The 'British Cobra'* is the better of these dirt-cheap 1970/80's HK rack-tat-mobiles,
with realistic skids and little flash, either side are lesser sub-copies while
the two in front have a daft, plug-in tail-rotor. There is - however - a worse
one; the Rado/Ri-Toys version didn't
have skids so much as a couple of
scaffold-poles welded to its legs - they all go to charity, I may have set them
low, but even I have standards! No; I lie; I have space-limitations!
*we wished - surrounded by 3rd Guards Shock-army
and half the Volkarmee with a couple of liaison/orientation-tour Gazelles to our name! And it was no
better down at Clay Allee, the Americans only had a few tired, old UH1's to call-on,
one of which I rappelled out of, Yes! A day well-spent! But then BB - UK,
French, Grenzschutz/Polizei or Yank - was . . . errm, considered . . . 'expendable'!
Tank Hunter-killers with a micro-machine of
unknown origin; the smaller die-cast, like the fire service Sea Knight above is
another common member of those sets we looked at on Sunday, it looks like the
South African entry (Roorikat or
something?) in the attack helicopter trials of the 1990's/2000's usually losing-out
to the Apache.
The larger one is quite nice and I have a
feeling I know where it came from, but it's lost (the note that is) in storage
if I do, I think it's a copy of a larger model from someone like New Ray and is well finished in a solid
polypropylene at a size which makes it useful for 25mm war gaming. [29th March 2024 - now known to be Redbox, from their 'Commando' playset]
The little one is a mystery, again looking
like one of the losing entries in the 'new medium-lift/troop-carrying
helicopter' trials around the turn of the century as Pumas and Jolly Green Giants
were being scrapped (yet the Chinook
flies on - solid fella!), it is in a soft PVC and could be from a board game,
or a little set like those Silvercorn
suitcases, some micro-toy like Takara's robot
Votoms, or dare I suggest
modern/current'ish gum-balls?
The closest thing I have to it in general
feel and appearance is the painted Dalek donated to the blog by The Toad, years
ago, which came from a Dr Who advent
calendar, might someone have produced an 'Army Man' calendar, GI Joe, something like that?

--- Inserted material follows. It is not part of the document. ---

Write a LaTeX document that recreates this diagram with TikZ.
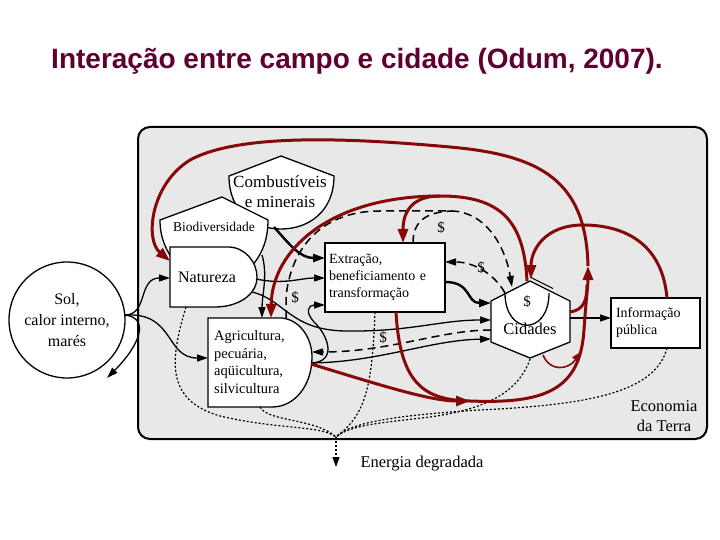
\documentclass[tikz,border=0pt]{standalone}
\usepackage{fontspec}
\setmainfont{Liberation Serif}
\newfontfamily\titlefont{Liberation Sans}
\usetikzlibrary{arrows.meta}
\definecolor{bggray}{RGB}{232,232,232}
\definecolor{odred}{RGB}{135,8,8}
\definecolor{titlecol}{RGB}{96,0,48}
\newcommand\fsz[2]{\fontsize{#1}{#2}\selectfont}
\begin{document}
\begin{tikzpicture}[x=1pt,y=-1pt,
  blk/.style={line width=1.3pt,-{Triangle[length=11pt,width=7pt]}},
  thk/.style={line width=2.4pt,-{Triangle[length=12pt,width=8pt]}},
  dsh/.style={line width=1.5pt,dash pattern=on 8pt off 5pt,-{Triangle[length=11pt,width=7pt]}},
  dsn/.style={line width=1.5pt,dash pattern=on 8pt off 5pt},
  dot/.style={line width=1.2pt,dash pattern=on 2pt off 2pt},
  rline/.style={line width=3pt,draw=odred},
  rarr/.style={-{Triangle[length=14pt,width=10pt]}},
  shp/.style={draw,line width=1.3pt,fill=white},
  lbl/.style={inner sep=0pt}]
\useasboundingbox (0,0) rectangle (720,540);
% title
\node[lbl,text=titlecol] (title) at (357,61) {\titlefont\bfseries\fsz{28}{32}Interação entre campo e cidade (Odum, 2007).};
% background
\draw[line width=2pt,fill=bggray,rounded corners=12pt] (138,127) rectangle (707,439);

% coordinates
\coordinate (sol-e) at (125,315);
\coordinate (nat-w) at (170,278);
\coordinate (agr-w) at (208,358);
\coordinate (solout) at (107,378);
\coordinate (bio-se) at (262,255);
\coordinate (agr-n1) at (262,318);
\coordinate (comb-s) at (274,227);
\coordinate (ext-w1) at (325,258);
\coordinate (nat-e) at (256,279);
\coordinate (ext-w2) at (325,278);
\coordinate (nat-se) at (252,292);
\coordinate (cid-w2) at (491,320);
\coordinate (agr-e) at (311,363);
\coordinate (ext-w3) at (325,305);
\coordinate (cid-w3) at (491,339);
\coordinate (ext-e) at (445,282);
\coordinate (cid-w1) at (491,303);
\coordinate (cid-e) at (570,318);
\coordinate (inf-w) at (611,318);
\coordinate (cid-w4) at (491,330);
\coordinate (agr-e2) at (312,352);
\coordinate (cid-nw) at (505,293);
\coordinate (ext-e2) at (445,262);
\coordinate (agr-n2) at (286,318);
\coordinate (cid-n1) at (512,287);
\coordinate (ext-n2) at (413,243);
\coordinate (djoin) at (452,211);
\coordinate (agr-e3) at (311,364);
\coordinate (rjoin) at (470,401);
\coordinate (ext-s) at (396,312);
\coordinate (rup) at (588,266);
\coordinate (rmerge) at (587,285);
\coordinate (nat-nw) at (170,261);
\coordinate (cid-n) at (527,281);
\coordinate (rsplit) at (440,196);
\coordinate (ext-n) at (403,243);
\coordinate (agr-n3) at (271,318);
\coordinate (inf-n) at (667,298);
\coordinate (cid-n2) at (531,279);
\coordinate (cid-ne) at (570,312);
\coordinate (cid-se) at (543,355);
\coordinate (rthin) at (582,351);
\coordinate (nat-s) at (186,307);
\coordinate (agr-s) at (260,407);
\coordinate (ext-s2) at (375,312);
\coordinate (cid-s) at (530,359);
\coordinate (inf-s) at (667,348);
\coordinate (sink) at (336,437);
\coordinate (deg) at (336,467);

% dotted heat-sink lines
\draw[dot] (nat-s) .. controls (170,360) and (165,400) .. (220,416) .. controls (280,430) and (320,425) .. (sink);
\draw[dot] (agr-s) .. controls (268,422) and (315,418) .. (sink);
\draw[dot] (ext-s2) .. controls (372,390) and (365,415) .. (sink);
\draw[dot] (cid-s) .. controls (518,395) and (480,410) .. (430,417) .. controls (380,423) and (350,425) .. (sink);
\draw[dot] (inf-s) .. controls (655,395) and (580,405) .. (480,410) .. controls (400,415) and (350,422) .. (sink);
\draw[dot,-{Triangle[length=10pt,width=7pt]}] (sink) -- (deg);

% shapes
\node[circle,draw,line width=1.3pt,fill=white,minimum size=116pt,inner sep=0pt,align=center,font=\fsz{16}{21}] (sol) at (67,320) {Sol,\\calor interno,\\marés};
\draw[shp] (229,176) -- (281,156) -- (334,176) .. controls (334,212) and (308,229) .. (281,229) .. controls (254,229) and (229,212) .. (229,176) -- cycle;
\draw[shp] (160,220) -- (222,197) -- (268,220) .. controls (268,240) and (262,255) .. (250,268) -- (180,268) .. controls (168,255) and (160,240) .. (160,220) -- cycle;
\node[lbl,align=center,font=\fsz{17}{20}] (comb) at (280,192) {Combustíveis\\e minerais};
\node[lbl,font=\fsz{13.5}{16}] (bio) at (214,227) {Biodiversidade};
\draw[shp] (170,247) -- (228,247) .. controls (245,247) and (257,262) .. (257,277) .. controls (257,295) and (238,307) .. (215,307) -- (170,307) -- cycle;
\node[lbl,font=\fsz{16}{19}] (nat) at (207,277) {Natureza};
\draw[shp] (208,318) -- (282,318) .. controls (300,320) and (312,338) .. (312,357) .. controls (312,385) and (295,407) .. (272,407) -- (208,407) -- cycle;
\node[lbl,anchor=west,align=left,font=\fsz{14.5}{17.5}] (agr) at (214,362) {Agricultura,\\pecuária,\\aqüicultura,\\silvicultura};
\node[draw,line width=1.3pt,fill=white,minimum width=120pt,minimum height=69pt,text width=112pt,inner sep=4pt,align=left,font=\fsz{14}{17}] (ext) at (385,277.5) {Extração,\\beneficiamento e\\transformação};
\node[draw,line width=1.3pt,fill=white,minimum width=89pt,minimum height=50pt,text width=79pt,inner sep=5pt,align=left,font=\fsz{14}{17}] (inf) at (655.5,323) {Informação\\pública};
\draw[shp] (530,281) -- (570,301) -- (570,342) -- (530,358) -- (491,342) -- (491,301) -- cycle;
\draw[line width=1.1pt] (530,277) -- (553,288.5);
\draw[line width=1.3pt] (505,293) .. controls (505,336) and (549,336) .. (549,293);
\node[lbl,font=\fsz{15}{18}] (cidd) at (527,302) {\$};
\node[lbl,font=\fsz{16.5}{19}] (cid) at (530,329) {Cidades};

% texts
\node[lbl,align=center,font=\fsz{16.5}{20}] (econ) at (664,416) {Economia\\da Terra};
\node[lbl,font=\fsz{16.5}{19}] (energ) at (422,464) {Energia degradada};

% black connectors
\draw[blk] (sol-e) .. controls (148,315) and (138,278) .. (nat-w);
\draw[blk] (sol-e) .. controls (175,312) and (165,358) .. (agr-w);
\draw[blk] (sol-e) .. controls (150,318) and (140,345) .. (solout);
\draw[blk] (bio-se) .. controls (268,275) and (262,295) .. (agr-n1);
\draw[thk] (comb-s) .. controls (290,245) and (300,258) .. (ext-w1);
\draw[blk] (nat-e) .. controls (285,285) and (300,278) .. (ext-w2);
\draw[blk] (nat-se) .. controls (285,300) and (290,330) .. (345,331) .. controls (410,332) and (440,320) .. (cid-w2);
\draw[blk] (agr-e) .. controls (338,362) and (328,335) .. (314,322) .. controls (305,312) and (308,305) .. (ext-w3);
\draw[blk] (agr-e) .. controls (380,362) and (430,340) .. (cid-w3);
\draw[thk] (ext-e) .. controls (472,282) and (466,303) .. (cid-w1);
\draw[blk] (cid-e) -- (inf-w);

% dashed money flows
\draw[dsh] (cid-w4) .. controls (440,330) and (390,352) .. (agr-e2);
\node[lbl,font=\fsz{15}{18}] (d1) at (383,338) {\$};
\draw[dsh] (cid-nw) .. controls (495,275) and (475,262) .. (ext-e2);
\node[lbl,font=\fsz{15}{18}] (d2) at (481,268) {\$};
\draw[dsh] (agr-n2) -- (286,298) .. controls (290,250) and (320,211) .. (380,211) -- (djoin) .. controls (485,212) and (505,245) .. (cid-n1);
\draw[dsn] (ext-n2) .. controls (413,222) and (425,212) .. (djoin);
\node[lbl,font=\fsz{15}{18}] (d3) at (441,228) {\$};
\node[lbl,font=\fsz{15}{18}] (d4) at (295,298) {\$};

% red feedback flows
\draw[rline] (ext-s) .. controls (400,385) and (425,400) .. (rjoin);
\draw[rline,rarr] (agr-e3) .. controls (380,385) and (430,401) .. (rjoin);
\draw[rline,rarr] (rjoin) .. controls (545,404) and (580,390) .. (584,330) .. controls (586,300) and (588,285) .. (rup);
\draw[rline,rarr] (rup) .. controls (586,180) and (540,155) .. (450,147) .. controls (350,138) and (240,133) .. (190,160) .. controls (150,185) and (145,240) .. (nat-nw);
\draw[rline] (cid-ne) .. controls (584,310) and (587,300) .. (rmerge);
\draw[rline] (cid-n) .. controls (524,220) and (500,196) .. (rsplit);
\draw[rline,rarr] (rsplit) .. controls (412,196) and (403,212) .. (ext-n);
\draw[rline,rarr] (rsplit) .. controls (330,196) and (272,250) .. (agr-n3);
\draw[rline,rarr] (inf-n) .. controls (662,240) and (620,225) .. (583,225) .. controls (545,225) and (531,250) .. (cid-n2);
\draw[line width=1.6pt,draw=odred,-{Triangle[length=11pt,width=8pt]}] (cid-se) .. controls (550,372) and (568,370) .. (rthin);
\end{tikzpicture}
\end{document}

This was going to be picture 3 or 4 as a sort of
'forthcoming attractions' finisher, but we seem to have looked at most of them
now! Missing totally are the UH1A/B Huey Slicks which may be because they are in
storage, or we've already had them and I've hidden the tub somewhere! Try the
Helicopter tag?
The two right-hand tubs have new stuff for
future posts - giving weight to my Ri-Toys
lie; the top right tub is stuffed with smaller choppers, several of which are Rado (some from Moonbase!) while the
attack-helicopter tub below it has several additions since the previous shot
was taken.
The little scouts, Jet Rangers and OH's haven't been covered at all and I have them in
plastic and die-cast, while a bag of painted machines awaiting stripping are
the single-bagged ones mentioned earlier (above). The green one lying on top is
one of several larger Jet Ranger
types that have come-in in the last few years with current toob/tub toys and
they can wait a while.
Kositoys & Kamley are now known to be brand/brand-mark/s of Kwong Shing - added to tags.